The Sea is steadily paced to the end, something of a paradox in a show that explores what it is like to start out ‘in the sticks’ and then move to London later on. The (not very) imaginatively named A and B (Sarah Dean and Rebecca Hendri) share awkward but nonetheless highly plausible situations and conversations, initially meeting at a London running club. One runs (pun acknowledged but unintended) late because that’s what happens in the frenetic pace of living in the capital – at another meet-up, some weeks later, it’s the other one who finds herself offering profuse apologies.
A large number of still images and a more modest number of videos are used to help establish each scene on a stage otherwise devoid of set and props, with the notable exception of a clothes-rack stage left, which – without giving too much away-– does get used during the show. Some of the metaphors seem to scream even as its narrator stoically carries on trying to live the London life as calmly as possible.
One scene, for instance, sees A attempting to keep pace with a running group, but it isn’t her regular one. It’s some sort of elite group that goes faster than she is used to. Unable to maintain their level of momentum, she crashes to the ground, gasping for breath. I wonder how many people, whether they live and/or work in London or not, have, proverbially speaking, aspired to something beyond their limits. Is it better to have tried and failed than not to have attempted at all? I don’t know, inasmuch as I don’t think either ‘yes’ or ‘no’ is universally applicable. These are the sorts of thoughts this production provokes.
The lady can be taken out of the country but the country can’t entirely be taken out of the lady, and her endeavours to engage in polite conversation have mixed results in a city where people who are known to each other barely have time to stop and chat, let alone those who aren’t. A long but observant scene goes into much detail about mobile telephone ‘apps’ (no names mentioned: this isn’t an advertisement for certain products per se), and which ones perform which purpose. Cue panic stations when the smartphone doesn’t function as it should, and an unusual moment in which (shock horror) a phone is used to call someone.

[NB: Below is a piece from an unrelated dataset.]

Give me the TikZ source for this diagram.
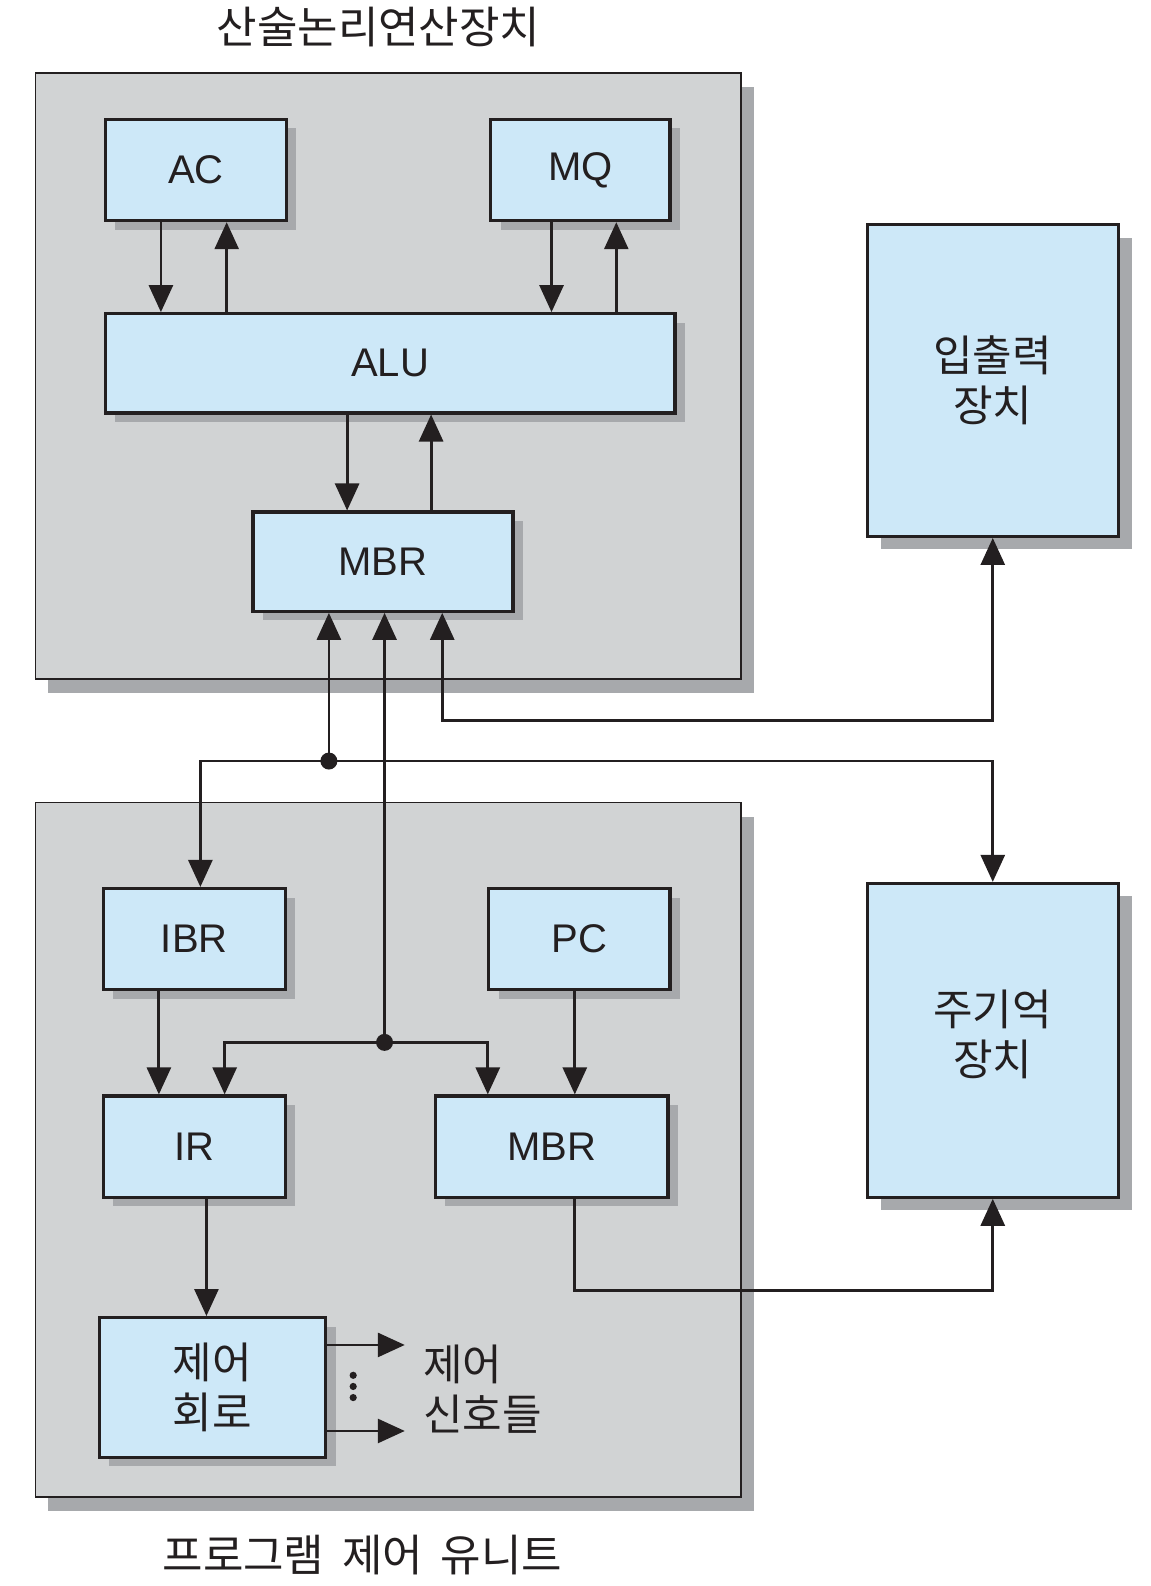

This sort of ironic humour permeates the production, and thankfully it isn’t lost on A, who seems fully aware that all that outdoor running she does in the capital involves breathing in an exorbitant amount of polluted air. Maybe, in the words of the song, it’s because I’m a Londoner – and have never lived anywhere else – that I find it difficult, time-wasting even, to do what the show suggests is a good thing: stop, step back, take time out, reflect.
I suppose this is why I personally found the show a tad sluggish, and hot-footing it to Camden People’s Theatre having just seen a briskly paced show at the tubthumping Vault Festival probably didn’t help in getting into the deliberately serene atmosphere of this production. Then again, that’s exactly what the show asserts – people like me try to do too much in too little time. It’s a little rough around the edges, and a slightly longer run might have allowed for a slicker and smoother show. As it stands, this was a very thoughtful and well-performed play.
Review by Chris Omaweng
The Sea is a new play by Tom Froy which explores isolation and disconnection from human contact in London.
An individual confronts their feeling of being alone in a city of 8.7 million others. They journey through London to see how other people ‘do life’, going to football matches and main squares, trying to overcome their sense of insignificance. Oxford Circus is too busy, you feel lost; Tottenham Marshes are too wide, you feel lost as well. Alone in a swarm of people; alone in an empty field.
Social media and digital communication seem to provide an escape. So many more bars, restaurants, cafes, galleries, parks, pubs, novelty pop-ups to discover and explore. How could anyone feel lonely in a city where there are 3615 pubs, 245 nightclubs and 108 cinemas?
Could you call London a community? All we’ve got in common is that we’ve never met and likely never will. If every seat was sold in the run of this play, the audience would constitute 0.00002% of the population of the city. 60 individuals shared the same space for an hour and a half on one night. How could that feel significant when there are 8787832 others?
Does digital communication overcome isolation? Are we more or less connected? Is the urban environment damaging our happiness? Can anyone really feel like someone in a big city?
8.7 million people live in London: why would anyone feel significant?